(Records with drawing code)
________________________________________

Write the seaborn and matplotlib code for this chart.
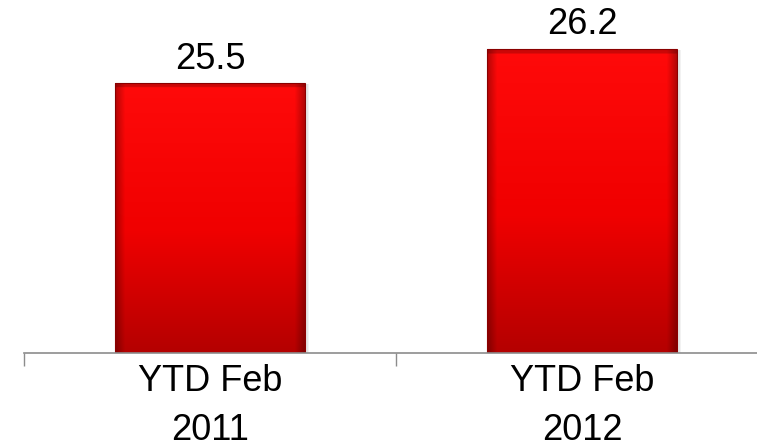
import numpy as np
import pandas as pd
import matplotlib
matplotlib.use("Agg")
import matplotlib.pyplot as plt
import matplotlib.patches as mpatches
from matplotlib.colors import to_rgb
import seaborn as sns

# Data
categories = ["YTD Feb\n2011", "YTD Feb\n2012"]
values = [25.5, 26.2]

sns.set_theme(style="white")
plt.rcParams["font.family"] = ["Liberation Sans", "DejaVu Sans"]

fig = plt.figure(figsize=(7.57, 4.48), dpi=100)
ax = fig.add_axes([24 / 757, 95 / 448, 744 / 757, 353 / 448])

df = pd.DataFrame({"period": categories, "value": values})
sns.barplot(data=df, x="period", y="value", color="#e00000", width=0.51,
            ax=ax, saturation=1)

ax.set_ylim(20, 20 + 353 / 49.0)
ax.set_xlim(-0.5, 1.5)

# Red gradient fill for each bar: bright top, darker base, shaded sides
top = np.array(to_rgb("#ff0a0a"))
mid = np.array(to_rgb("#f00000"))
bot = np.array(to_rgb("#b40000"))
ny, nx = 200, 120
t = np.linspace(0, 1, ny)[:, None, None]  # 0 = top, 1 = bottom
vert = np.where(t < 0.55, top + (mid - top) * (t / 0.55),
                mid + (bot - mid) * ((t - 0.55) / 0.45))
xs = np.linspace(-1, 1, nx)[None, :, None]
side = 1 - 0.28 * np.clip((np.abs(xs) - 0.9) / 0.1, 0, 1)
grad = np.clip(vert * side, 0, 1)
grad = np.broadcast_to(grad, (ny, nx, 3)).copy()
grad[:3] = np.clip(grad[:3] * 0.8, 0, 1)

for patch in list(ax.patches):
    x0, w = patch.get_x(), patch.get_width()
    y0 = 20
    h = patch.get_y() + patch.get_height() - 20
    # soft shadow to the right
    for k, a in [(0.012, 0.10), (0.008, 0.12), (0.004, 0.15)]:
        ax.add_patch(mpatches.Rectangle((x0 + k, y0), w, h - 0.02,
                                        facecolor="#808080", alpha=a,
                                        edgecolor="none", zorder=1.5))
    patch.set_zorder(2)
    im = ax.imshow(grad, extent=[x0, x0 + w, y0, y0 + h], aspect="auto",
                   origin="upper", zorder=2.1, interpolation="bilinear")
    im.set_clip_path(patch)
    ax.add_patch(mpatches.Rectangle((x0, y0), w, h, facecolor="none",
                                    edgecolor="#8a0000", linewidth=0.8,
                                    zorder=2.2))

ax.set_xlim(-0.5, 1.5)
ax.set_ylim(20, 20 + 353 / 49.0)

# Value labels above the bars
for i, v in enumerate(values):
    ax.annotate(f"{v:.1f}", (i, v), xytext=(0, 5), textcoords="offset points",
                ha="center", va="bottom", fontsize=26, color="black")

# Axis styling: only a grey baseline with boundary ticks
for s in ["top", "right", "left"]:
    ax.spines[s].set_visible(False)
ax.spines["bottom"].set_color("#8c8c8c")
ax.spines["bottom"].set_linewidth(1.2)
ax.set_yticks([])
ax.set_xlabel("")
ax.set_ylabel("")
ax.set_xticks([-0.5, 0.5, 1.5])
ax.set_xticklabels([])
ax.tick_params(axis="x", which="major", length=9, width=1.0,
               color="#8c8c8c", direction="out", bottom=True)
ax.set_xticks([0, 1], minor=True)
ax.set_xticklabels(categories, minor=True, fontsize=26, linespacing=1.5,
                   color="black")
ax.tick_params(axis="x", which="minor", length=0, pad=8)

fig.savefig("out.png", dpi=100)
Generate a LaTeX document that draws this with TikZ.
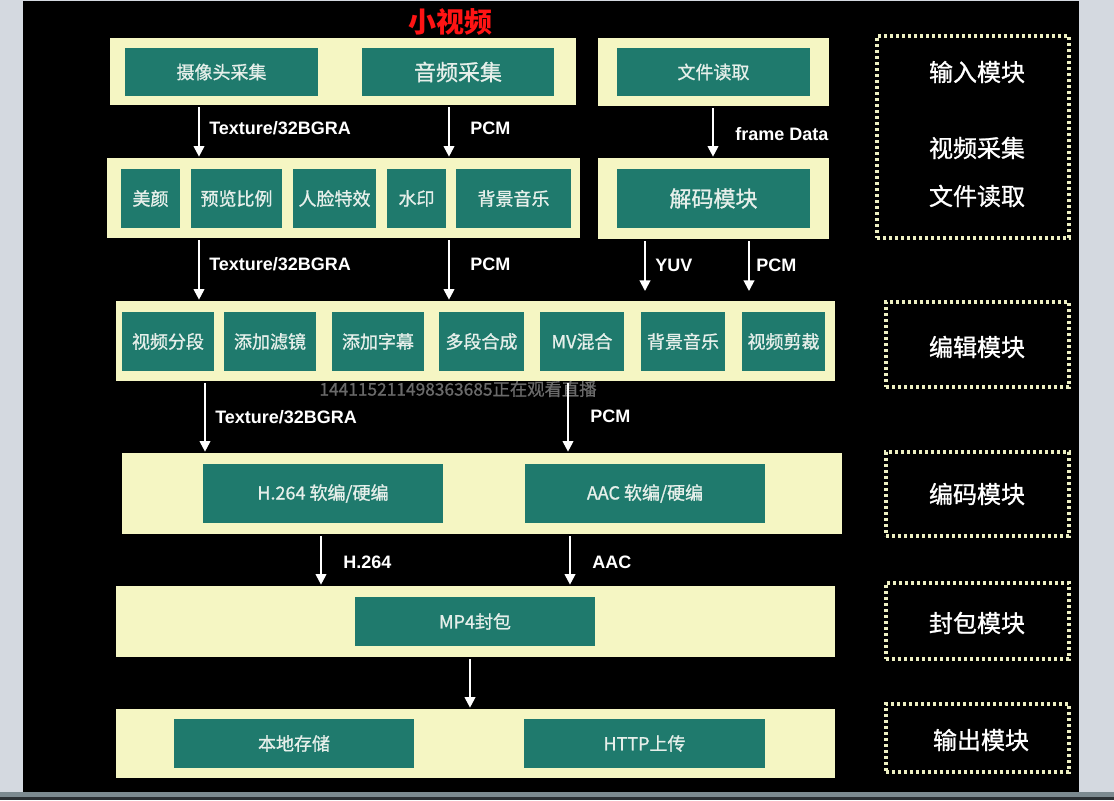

________________________________________

### Task requirements:
Copy out each line word for word, please, skipping the images.

### Exercise result:
Write the seaborn and matplotlib code for this chart.
import numpy as np
import pandas as pd
import matplotlib
matplotlib.use("Agg")
import matplotlib.pyplot as plt
import matplotlib.patches as mpatches
from matplotlib.colors import to_rgb
import seaborn as sns

# Data
categories = ["YTD Feb\n2011", "YTD Feb\n2012"]
values = [25.5, 26.2]

sns.set_theme(style="white")
plt.rcParams["font.family"] = ["Liberation Sans", "DejaVu Sans"]

fig = plt.figure(figsize=(7.57, 4.48), dpi=100)
ax = fig.add_axes([24 / 757, 95 / 448, 744 / 757, 353 / 448])

df = pd.DataFrame({"period": categories, "value": values})
sns.barplot(data=df, x="period", y="value", color="#e00000", width=0.51,
            ax=ax, saturation=1)

ax.set_ylim(20, 20 + 353 / 49.0)
ax.set_xlim(-0.5, 1.5)

# Red gradient fill for each bar: bright top, darker base, shaded sides
top = np.array(to_rgb("#ff0a0a"))
mid = np.array(to_rgb("#f00000"))
bot = np.array(to_rgb("#b40000"))
ny, nx = 200, 120
t = np.linspace(0, 1, ny)[:, None, None]  # 0 = top, 1 = bottom
vert = np.where(t < 0.55, top + (mid - top) * (t / 0.55),
                mid + (bot - mid) * ((t - 0.55) / 0.45))
xs = np.linspace(-1, 1, nx)[None, :, None]
side = 1 - 0.28 * np.clip((np.abs(xs) - 0.9) / 0.1, 0, 1)
grad = np.clip(vert * side, 0, 1)
grad = np.broadcast_to(grad, (ny, nx, 3)).copy()
grad[:3] = np.clip(grad[:3] * 0.8, 0, 1)

for patch in list(ax.patches):
    x0, w = patch.get_x(), patch.get_width()
    y0 = 20
    h = patch.get_y() + patch.get_height() - 20
    # soft shadow to the right
    for k, a in [(0.012, 0.10), (0.008, 0.12), (0.004, 0.15)]:
        ax.add_patch(mpatches.Rectangle((x0 + k, y0), w, h - 0.02,
                                        facecolor="#808080", alpha=a,
                                        edgecolor="none", zorder=1.5))
    patch.set_zorder(2)
    im = ax.imshow(grad, extent=[x0, x0 + w, y0, y0 + h], aspect="auto",
                   origin="upper", zorder=2.1, interpolation="bilinear")
    im.set_clip_path(patch)
    ax.add_patch(mpatches.Rectangle((x0, y0), w, h, facecolor="none",
                                    edgecolor="#8a0000", linewidth=0.8,
                                    zorder=2.2))

ax.set_xlim(-0.5, 1.5)
ax.set_ylim(20, 20 + 353 / 49.0)

# Value labels above the bars
for i, v in enumerate(values):
    ax.annotate(f"{v:.1f}", (i, v), xytext=(0, 5), textcoords="offset points",
                ha="center", va="bottom", fontsize=26, color="black")

# Axis styling: only a grey baseline with boundary ticks
for s in ["top", "right", "left"]:
    ax.spines[s].set_visible(False)
ax.spines["bottom"].set_color("#8c8c8c")
ax.spines["bottom"].set_linewidth(1.2)
ax.set_yticks([])
ax.set_xlabel("")
ax.set_ylabel("")
ax.set_xticks([-0.5, 0.5, 1.5])
ax.set_xticklabels([])
ax.tick_params(axis="x", which="major", length=9, width=1.0,
               color="#8c8c8c", direction="out", bottom=True)
ax.set_xticks([0, 1], minor=True)
ax.set_xticklabels(categories, minor=True, fontsize=26, linespacing=1.5,
                   color="black")
ax.tick_params(axis="x", which="minor", length=0, pad=8)

fig.savefig("out.png", dpi=100)
Generate a LaTeX document that draws this with TikZ.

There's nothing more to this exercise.